From my perspective, patience and continued engagement from all sides will be crucial. Knee-jerk reactions rarely produce good policy in technically sophisticated areas.
Looking Ahead: What Success Would Look Like
In an ideal outcome, the final legislation would provide genuine legal certainty without creating new unintended barriers. Developers could focus on building rather than lawyering. Users would benefit from more robust, innovative tools. The United States would signal its commitment to technological leadership in the digital age.
Measuring success won’t happen overnight. It will show in the number of new projects choosing American jurisdictions, in reduced enforcement actions against legitimate builders, and ultimately in the maturation of decentralized finance as a complement to traditional systems.
Of course, crypto remains a young and volatile space. No single bill can solve every challenge or eliminate every risk. But getting the foundational rules right creates space for responsible growth and experimentation.
Final Thoughts on the Path Forward
As negotiations continue, the crypto community watches with a mix of hope and healthy skepticism. Senator Lummis’s defense of the latest changes offers reassurance, yet the devil remains in the details of the actual text. Until that text becomes public and passes through the full process, uncertainty persists.
One thing seems clear: the push for meaningful developer protections reflects broader recognition that America can’t afford to fall behind in this technological revolution. Whether through the CLARITY Act or complementary measures, crafting smart rules will help determine if the next generation of financial innovation happens here or elsewhere.
The conversation won’t end with one bill.
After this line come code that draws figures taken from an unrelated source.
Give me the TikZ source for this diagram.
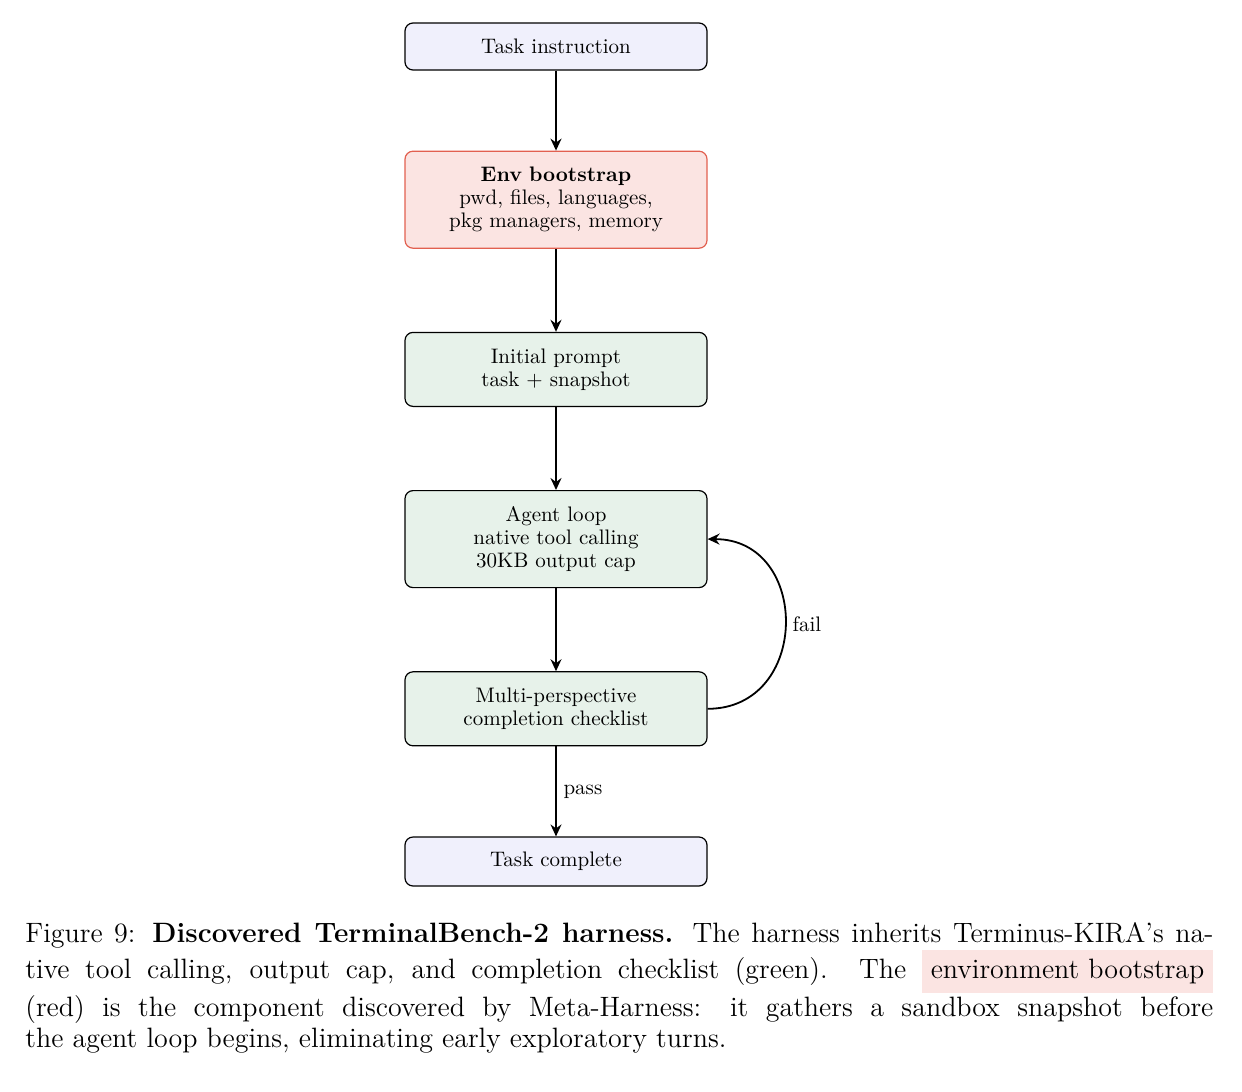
\documentclass[tikz,border=0pt]{standalone}
\usepackage{amsmath}
\usepackage{xcolor}
\usetikzlibrary{positioning, arrows.meta}

\definecolor{endfill}{RGB}{240,240,252}
\definecolor{envfill}{RGB}{251,228,226}
\definecolor{envdraw}{RGB}{226,96,80}
\definecolor{keepfill}{RGB}{231,242,234}

\begin{document}
\begin{tikzpicture}[>={Stealth[length=6pt, width=5.5pt, inset=2pt]}, node distance=41.5pt,
    font=\fontsize{10.5}{11.5}\selectfont,
    box/.style={draw, rounded corners=4pt, line width=0.6pt, minimum width=151pt,
        text width=143pt, align=center, inner ysep=2pt},
    endbox/.style={box, fill=endfill, minimum height=23.5pt},
    envbox/.style={box, fill=envfill, draw=envdraw, minimum height=48.5pt},
    keepbox/.style={box, fill=keepfill},
    flow/.style={->, line width=0.9pt}]
    \useasboundingbox (0,0) rectangle (621pt,-546pt);

    \node[endbox] (instr) at (278pt,-23.25pt) {Task instruction};
    \node[envbox] (env) [below=40pt of instr] {\textbf{Env bootstrap}\\pwd, files, languages,\\pkg managers, memory};
    \node[keepbox, minimum height=37pt] (init) [below=of env] {Initial prompt\\task + snapshot};
    \node[keepbox, minimum height=48.5pt] (agent) [below=of init] {Agent loop\\native tool calling\\30KB output cap};
    \node[keepbox, minimum height=37pt] (check) [below=of agent] {Multi-perspective\\completion checklist};
    \node[endbox, minimum height=24.5pt] (done) [below=45pt of check] {Task complete};

    \draw[flow] (instr) -- (env);
    \draw[flow] (env) -- (init);
    \draw[flow] (init) -- (agent);
    \draw[flow] (agent) -- (check);
    \draw[flow] (check) -- node[right] {pass} (done);
    \draw[flow] (check.east) to[out=0, in=0, looseness=1.56] node[right] {fail} (agent.east);

    % caption
    \node[anchor=north west, inner sep=0pt, text width=594pt, align=justify,
        font=\fontsize{14}{15.5}\selectfont] (cap) at (12.5pt,-461pt)
        {\setlength{\fboxsep}{4.5pt}Figure 9: \textbf{Discovered TerminalBench-2 harness.} The harness inherits Terminus-KIRA's na-\linebreak
        tive tool calling, output cap, and completion checklist (green). The \colorbox{envfill}{environment bootstrap}\linebreak
        (red) is the component discovered by Meta-Harness: it gathers a sandbox snapshot before\linebreak
        the agent loop begins, eliminating early exploratory turns.};
\end{tikzpicture}
\end{document}
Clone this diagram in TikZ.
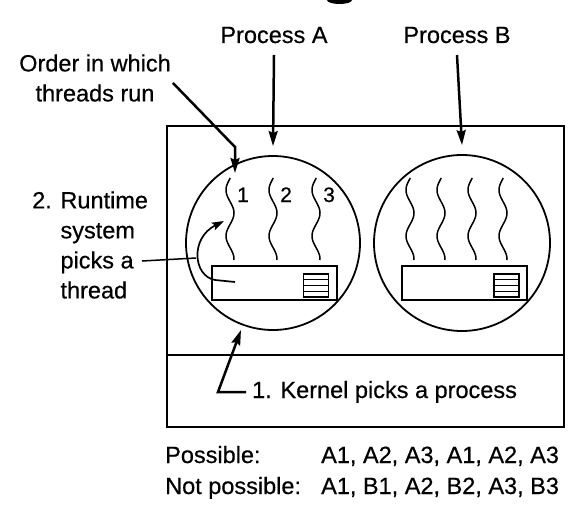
\documentclass[tikz,border=0pt]{standalone}
\usepackage{fontspec}
\setmainfont{Liberation Sans}[FakeBold=0.5]
\usetikzlibrary{arrows.meta}

\begin{document}
\begin{tikzpicture}[x=1pt, y=-1pt,
                    every node/.style={inner sep=0pt,
                                       font=\fontsize{23.5}{30}\selectfont},
                    frame/.style={line width=2pt},
                    bigarrow/.style={line width=2.5pt,
                                     -{Stealth[length=15pt, width=9pt, inset=2pt]}},
                    wave/.style={line width=1.5pt}]
  \useasboundingbox (0,0) rectangle (580,524);

  \fill (327,0) arc[start angle=180, end angle=0, x radius=12.5, y radius=4] -- cycle;

  \draw[frame] (167,126) rectangle (564,427);
  \draw[frame] (167,355) -- (564,355);

  \node[circle, draw, line width=1.8pt, minimum size=174pt] (cirA) at (273,243) {};
  \node[circle, draw, line width=1.8pt, minimum size=176pt] (cirB) at (462,243) {};

  \foreach \cx in {273.5, 464} {
      \draw[frame] (\cx-62,266) rectangle (\cx+63,300);
      \draw[line width=1.6pt] (\cx+30,274) rectangle (\cx+55,297);
      \foreach \gy in {279.75, 285.5, 291.25} {
          \draw[line width=1.3pt] (\cx+30,\gy) -- (\cx+55,\gy);
        }
    }

  \foreach \sx in {230, 273, 316, 410, 441, 472, 503} {
      \draw[wave] plot[domain=178:260, samples=60] ({\sx-4*cos((\x-190)*7.826)}, \x);
    }
  \foreach \sx/\n in {230/1, 273/2, 316/3} {
      \node[anchor=base west, font=\fontsize{21}{21}\selectfont] (num\n) at (\sx+7,202) {\n};
    }

  \node[anchor=base] (procA) at (274,43) {Process A};
  \node[anchor=base] (procB) at (457,43) {Process B};
  \draw[bigarrow] ([yshift=-12pt]procA.base) -- ([yshift=9pt]cirA.north);
  \draw[bigarrow] ([yshift=-12pt]procB.base) -- ([yshift=9pt]cirB.north);

  \node[align=center] (order) at (95,78) {Order in which\\threads run};
  \coordinate (bend) at (235,147);
  \coordinate (first) at (235,173);
  \draw[bigarrow] ([xshift=2pt, yshift=-5pt]order.east) -- (bend) -- (first);

  \node[align=left, anchor=west] (rts) at (32,245) {2. Runtime\\\phantom{2. }system\\\phantom{2. }picks a\\\phantom{2. }thread};
  \coordinate (pickin) at (235,282);
  \coordinate (pickout) at (224,221);
  \draw[line width=1.7pt, -{Stealth[length=12pt, width=8pt, inset=2pt]}]
      (pickin) -- (215,280) .. controls (193,276) and (190,238) .. (pickout);
  \draw[line width=1.5pt] (142,261) -- (196,258);

  \node[anchor=base west] (kern) at (252,398) {1. Kernel picks a process};
  \coordinate (corner) at (218,392);
  \draw[bigarrow] ([xshift=-6pt, yshift=6pt]kern.base west) -- (corner) -- (241,330);

  \node[anchor=base west] (poss) at (165,463) {Possible:};
  \node[anchor=base west] (possl) at (321,463) {A1, A2, A3, A1, A2, A3};
  \node[anchor=base west] (nposs) at (165,494) {Not possible:};
  \node[anchor=base west] (npossl) at (321,494) {A1, B1, A2, B2, A3, B3};
\end{tikzpicture}
\end{document}
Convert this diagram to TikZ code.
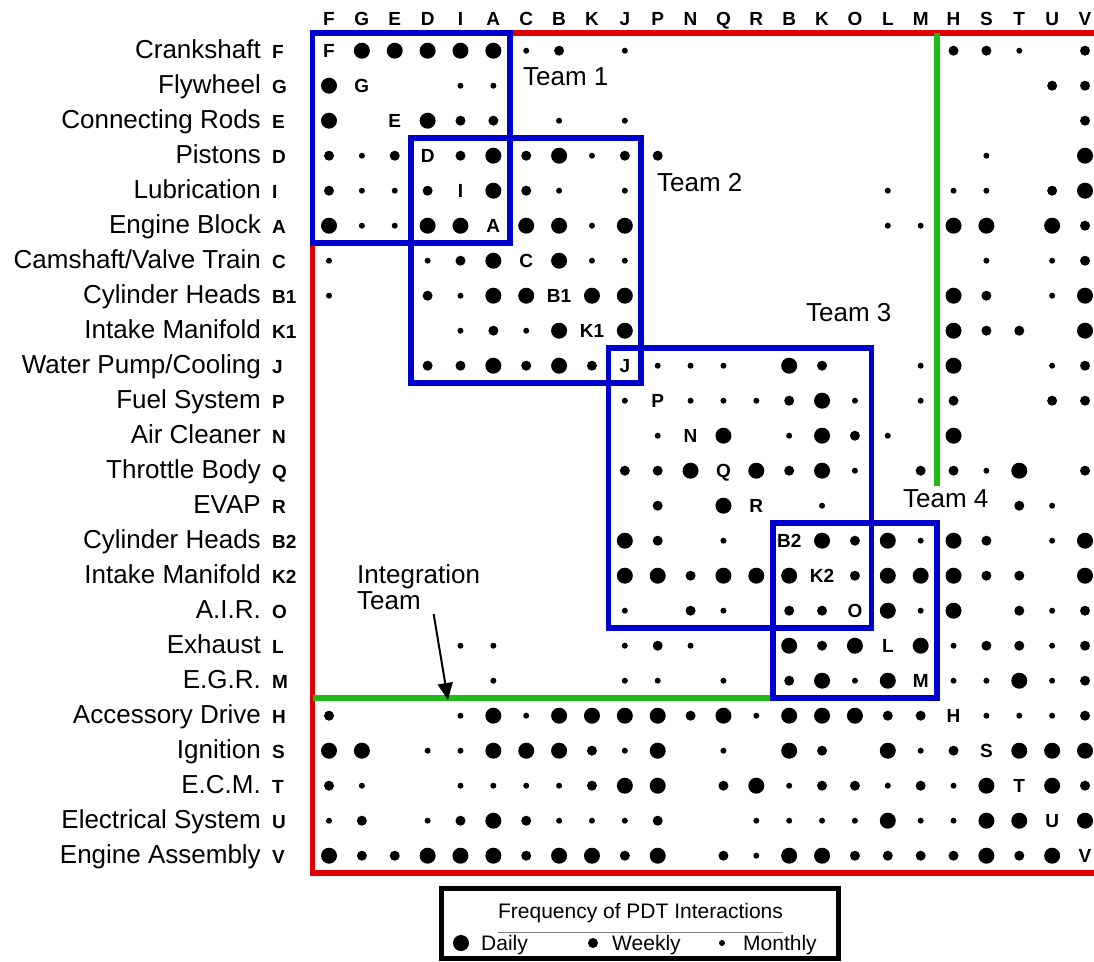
\documentclass[tikz,border=0pt]{standalone}
\usepackage{fontspec}
\setmainfont{Liberation Sans}
\usetikzlibrary{arrows.meta}

\definecolor{dsmred}{RGB}{222,0,0}
\definecolor{teamblue}{RGB}{0,0,204}
\definecolor{intgreen}{RGB}{34,184,24}

\begin{document}
\begin{tikzpicture}[
    x=1pt, y=-1pt,
    rowname/.style={anchor=base east, inner sep=0pt, font=\fontsize{26}{26}\selectfont},
    rowtag/.style={anchor=base west, inner sep=0pt, font=\fontsize{19}{19}\selectfont\bfseries},
    celltag/.style={anchor=base, inner sep=0pt, font=\fontsize{19}{19}\selectfont\bfseries},
    teamlbl/.style={anchor=base west, inner sep=0pt, font=\fontsize{26}{26}\selectfont},
    legtext/.style={anchor=base west, inner sep=0pt, font=\fontsize{21}{21}\selectfont},
    teambox/.style={draw=teamblue, line width=5.5pt},
    border/.style={draw=dsmred, line width=5.5pt},
    intline/.style={draw=intgreen, line width=6pt}]
  \useasboundingbox (0,0) rectangle (1094,961);
  % Encabezado de columnas
  \foreach \h [count=\c] in {F,G,E,D,I,A,C,B,K,J,P,N,Q,R,B,K,O,L,M,H,S,T,U,V}
    \node[celltag] (ch\c) at ({329+32.87*(\c-1)},25) {\h};
  % Filas: nombre, letra y diagonal
  \foreach \nm/\tg [count=\r] in {Crankshaft/F, Flywheel/G, Connecting Rods/E,
      Pistons/D, Lubrication/I, Engine Block/A, {Camshaft/Valve Train}/C,
      Cylinder Heads/B1, Intake Manifold/K1, {Water Pump/Cooling}/J,
      Fuel System/P, Air Cleaner/N, Throttle Body/Q, EVAP/R, Cylinder Heads/B2,
      Intake Manifold/K2, A.I.R./O, Exhaust/L, E.G.R./M, Accessory Drive/H,
      Ignition/S, E.C.M./T, Electrical System/U, Engine Assembly/V}{
    \node[rowname] (rn\r) at (261,{58.7+35*(\r-1)}) {\nm};
    \node[rowtag] (rt\r) at (272,{58.7+35*(\r-1)}) {\tg};
    \node[celltag] (dg\r) at ({329+32.87*(\r-1)},{57.7+35*(\r-1)}) {\tg};
  }
  % Puntos (1 mensual, 2 semanal, 3 diario)
  \foreach \vals [count=\r] in {
      {0,3,3,3,3,3,1,2,0,1,0,0,0,0,0,0,0,0,0,2,2,1,0,2},
      {3,0,0,0,1,1,0,0,0,0,0,0,0,0,0,0,0,0,0,0,0,0,2,2},
      {3,0,0,3,2,2,0,1,0,1,0,0,0,0,0,0,0,0,0,0,0,0,0,2},
      {2,1,2,0,2,3,2,3,1,2,2,0,0,0,0,0,0,0,0,0,1,0,0,3},
      {2,1,1,2,0,3,2,1,0,1,0,0,0,0,0,0,0,1,0,1,1,0,2,3},
      {3,1,1,3,3,0,3,3,1,3,0,0,0,0,0,0,0,1,1,3,3,0,3,2},
      {1,0,0,1,2,3,0,3,1,1,0,0,0,0,0,0,0,0,0,0,1,0,1,2},
      {1,0,0,2,1,3,3,0,3,3,0,0,0,0,0,0,0,0,0,3,2,0,1,3},
      {0,0,0,0,1,2,1,3,0,3,0,0,0,0,0,0,0,0,0,3,2,2,0,3},
      {0,0,0,2,2,3,2,3,2,0,1,1,1,0,3,2,0,0,1,3,0,0,1,2},
      {0,0,0,0,0,0,0,0,0,1,0,1,1,1,2,3,1,0,1,2,0,0,2,2},
      {0,0,0,0,0,0,0,0,0,0,1,0,3,0,1,3,2,1,0,3,0,0,0,0},
      {0,0,0,0,0,0,0,0,0,2,2,3,0,3,2,3,1,0,2,2,1,3,0,2},
      {0,0,0,0,0,0,0,0,0,0,2,0,3,0,0,1,0,0,0,0,0,2,1,0},
      {0,0,0,0,0,0,0,0,0,3,2,0,1,0,0,3,2,3,1,3,2,0,1,3},
      {0,0,0,0,0,0,0,0,0,3,3,2,3,3,3,0,2,3,3,3,2,2,0,3},
      {0,0,0,0,0,0,0,0,0,1,0,2,1,0,2,2,0,3,1,3,0,2,1,2},
      {0,0,0,0,1,1,0,0,0,1,2,1,0,0,3,2,3,0,3,1,2,2,1,2},
      {0,0,0,0,0,1,0,0,0,1,1,0,1,0,2,3,1,3,0,1,1,3,1,2},
      {2,0,0,0,1,3,1,3,3,3,3,2,3,1,3,3,3,2,2,0,1,1,1,2},
      {3,3,0,1,1,3,3,3,2,1,3,0,1,0,3,2,0,3,1,2,0,3,3,3},
      {2,1,0,0,1,1,1,1,2,3,3,0,2,3,1,2,2,1,2,1,3,0,3,2},
      {1,2,0,1,2,3,2,1,1,1,2,0,0,1,1,1,1,3,1,1,3,3,0,3},
      {3,2,2,3,3,3,2,3,3,2,3,0,2,1,3,3,2,2,2,2,3,2,3,0}}{
    \foreach \v [count=\c] in \vals {
      \ifnum\v>0
        \pgfmathsetmacro\rad{{0,3,5,8}[\v]}
        \fill ({329+32.87*(\c-1)},{50.7+35*(\r-1)}) circle[radius=\rad pt];
      \fi
    }
  }
  % Borde rojo
  \draw[border] (509.8,33.2) -- (1094,33.2);
  \draw[border] (312.6,243.2) -- (312.6,873.2) -- (1094,873.2);
  % Equipo de integracion (verde)
  \draw[intline] (937.1,33.2) -- (937.1,486);
  \draw[intline] (312.6,698.2) -- (772.8,698.2);
  % Equipos
  \draw[teambox] (312.6,33.2) rectangle (509.8,243.2);
  \draw[teambox] (411.2,138.2) rectangle (641.2,383.2);
  \draw[teambox] (608.4,348.2) rectangle (871.3,628.2);
  \draw[teambox] (772.8,523.2) rectangle (937.1,698.2);
  \node[teamlbl] (team1) at (523,85) {Team 1};
  \node[teamlbl] (team2) at (657,191) {Team 2};
  \node[teamlbl] (team3) at (806,321) {Team 3};
  \node[teamlbl] (team4) at (903,507) {Team 4};
  \node[anchor=north west, inner sep=0pt, align=left,
    font=\fontsize{26}{26}\selectfont] (intg) at (357,564.5) {Integration\\Team};
  \coordinate (intgtip) at (448,700);
  \draw[-{Triangle[length=17pt,width=15pt]}, line width=2pt]
    ([xshift=15pt,yshift=-4pt]intg.south) -- (intgtip);
  % Leyenda
  \draw[line width=5pt] (441,888) rectangle (838,958.5);
  \node[anchor=base, inner sep=0pt, font=\fontsize{21}{21}\selectfont] (legtitle)
    at (640.5,918) {Frequency of PDT Interactions};
  \draw[gray, line width=1pt] ([yshift=-9.6pt]legtitle.south west)
    -- ([yshift=-9.6pt]legtitle.south east);
  \fill (461,943) circle[radius=8pt];
  \node[legtext] (legd) at (481,950.5) {Daily};
  \fill (593,943) circle[radius=5pt];
  \node[legtext] (legw) at (612,950.5) {Weekly};
  \fill (722,943) circle[radius=3pt];
  \node[legtext] (legm) at (743,950.5) {Monthly};
\end{tikzpicture}
\end{document}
Technology will keep evolving, raising new questions that require ongoing attention. For now, though, the focus stays on getting this important piece of the puzzle right—protecting builders while safeguarding the system against abuse.
What do you think—will these proposed changes finally give DeFi the breathing room it needs, or are there still gaps that need closing? The coming months should provide more answers as the legislative process unfolds.